> DATA TO USE
-- BEGIN --
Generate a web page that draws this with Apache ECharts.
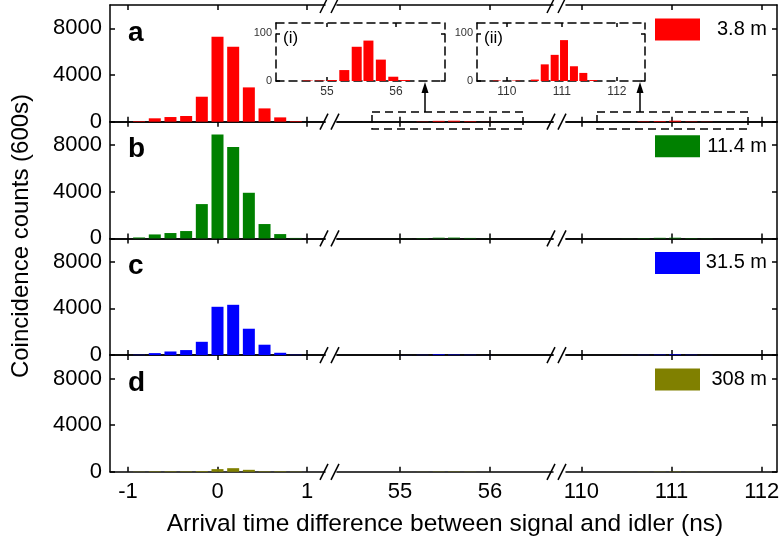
-- END --
-- BEGIN --
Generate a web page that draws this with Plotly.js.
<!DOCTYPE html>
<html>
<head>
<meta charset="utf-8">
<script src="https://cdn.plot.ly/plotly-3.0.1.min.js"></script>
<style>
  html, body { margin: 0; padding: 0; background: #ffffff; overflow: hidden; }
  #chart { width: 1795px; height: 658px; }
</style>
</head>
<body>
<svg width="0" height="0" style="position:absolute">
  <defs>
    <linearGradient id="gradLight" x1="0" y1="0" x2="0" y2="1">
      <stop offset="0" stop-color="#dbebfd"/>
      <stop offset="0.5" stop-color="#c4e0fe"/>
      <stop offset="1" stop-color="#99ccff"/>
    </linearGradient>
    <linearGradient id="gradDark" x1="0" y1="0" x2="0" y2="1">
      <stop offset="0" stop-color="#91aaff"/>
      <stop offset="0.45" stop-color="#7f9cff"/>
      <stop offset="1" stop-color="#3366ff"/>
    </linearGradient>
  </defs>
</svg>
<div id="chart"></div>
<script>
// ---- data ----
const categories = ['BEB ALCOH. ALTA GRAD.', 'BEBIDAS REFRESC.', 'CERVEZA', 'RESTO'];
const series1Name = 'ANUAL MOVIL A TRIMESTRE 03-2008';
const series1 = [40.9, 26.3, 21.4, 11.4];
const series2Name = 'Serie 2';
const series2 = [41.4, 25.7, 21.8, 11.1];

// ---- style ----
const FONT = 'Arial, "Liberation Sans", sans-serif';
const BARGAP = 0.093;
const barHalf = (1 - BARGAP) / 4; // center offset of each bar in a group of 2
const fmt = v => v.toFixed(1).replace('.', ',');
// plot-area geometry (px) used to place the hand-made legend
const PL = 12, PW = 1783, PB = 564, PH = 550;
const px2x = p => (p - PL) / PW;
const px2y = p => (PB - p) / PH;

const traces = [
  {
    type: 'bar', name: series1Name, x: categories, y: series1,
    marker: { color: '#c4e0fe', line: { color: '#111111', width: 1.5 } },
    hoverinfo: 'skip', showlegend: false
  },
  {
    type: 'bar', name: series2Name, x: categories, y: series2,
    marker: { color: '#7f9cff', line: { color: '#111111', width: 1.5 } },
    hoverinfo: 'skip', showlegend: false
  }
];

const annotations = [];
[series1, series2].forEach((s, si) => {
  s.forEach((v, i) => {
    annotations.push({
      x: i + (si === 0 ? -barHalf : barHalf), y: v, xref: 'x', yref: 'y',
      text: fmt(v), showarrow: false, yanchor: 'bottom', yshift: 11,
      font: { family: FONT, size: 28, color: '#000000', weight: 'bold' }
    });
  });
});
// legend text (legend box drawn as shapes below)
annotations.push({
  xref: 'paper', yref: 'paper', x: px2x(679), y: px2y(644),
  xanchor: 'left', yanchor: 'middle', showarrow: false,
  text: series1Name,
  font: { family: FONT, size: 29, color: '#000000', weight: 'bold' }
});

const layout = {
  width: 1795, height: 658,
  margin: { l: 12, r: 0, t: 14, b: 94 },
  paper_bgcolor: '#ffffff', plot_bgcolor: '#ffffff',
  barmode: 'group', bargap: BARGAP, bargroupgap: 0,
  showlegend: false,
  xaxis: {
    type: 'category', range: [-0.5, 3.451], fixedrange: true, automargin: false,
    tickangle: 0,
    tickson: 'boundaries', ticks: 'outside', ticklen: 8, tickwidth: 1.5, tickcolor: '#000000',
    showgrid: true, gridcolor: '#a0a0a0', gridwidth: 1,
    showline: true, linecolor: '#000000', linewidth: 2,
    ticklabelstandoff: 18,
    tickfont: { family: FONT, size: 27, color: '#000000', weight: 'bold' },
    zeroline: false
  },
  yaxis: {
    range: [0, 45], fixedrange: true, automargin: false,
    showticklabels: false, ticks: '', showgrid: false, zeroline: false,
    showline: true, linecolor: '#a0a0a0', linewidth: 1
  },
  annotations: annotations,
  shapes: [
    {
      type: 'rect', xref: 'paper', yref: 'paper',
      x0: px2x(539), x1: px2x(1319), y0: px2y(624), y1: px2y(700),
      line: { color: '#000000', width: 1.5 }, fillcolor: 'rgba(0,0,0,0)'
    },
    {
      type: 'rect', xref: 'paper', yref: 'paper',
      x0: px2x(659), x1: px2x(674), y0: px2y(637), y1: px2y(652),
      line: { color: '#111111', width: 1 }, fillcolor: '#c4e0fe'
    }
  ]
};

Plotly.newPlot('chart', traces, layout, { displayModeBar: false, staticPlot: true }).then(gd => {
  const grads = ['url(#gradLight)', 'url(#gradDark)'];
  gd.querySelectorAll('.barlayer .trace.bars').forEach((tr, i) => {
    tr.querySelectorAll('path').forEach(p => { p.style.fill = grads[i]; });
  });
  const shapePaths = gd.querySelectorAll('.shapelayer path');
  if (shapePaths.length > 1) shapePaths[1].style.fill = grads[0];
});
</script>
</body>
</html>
-- END --
> PROBLEM STATEMENT
In the records above, tally the lines where the word "with" appears, and give the number and nothing else.

> CORRECT RESPONSE
2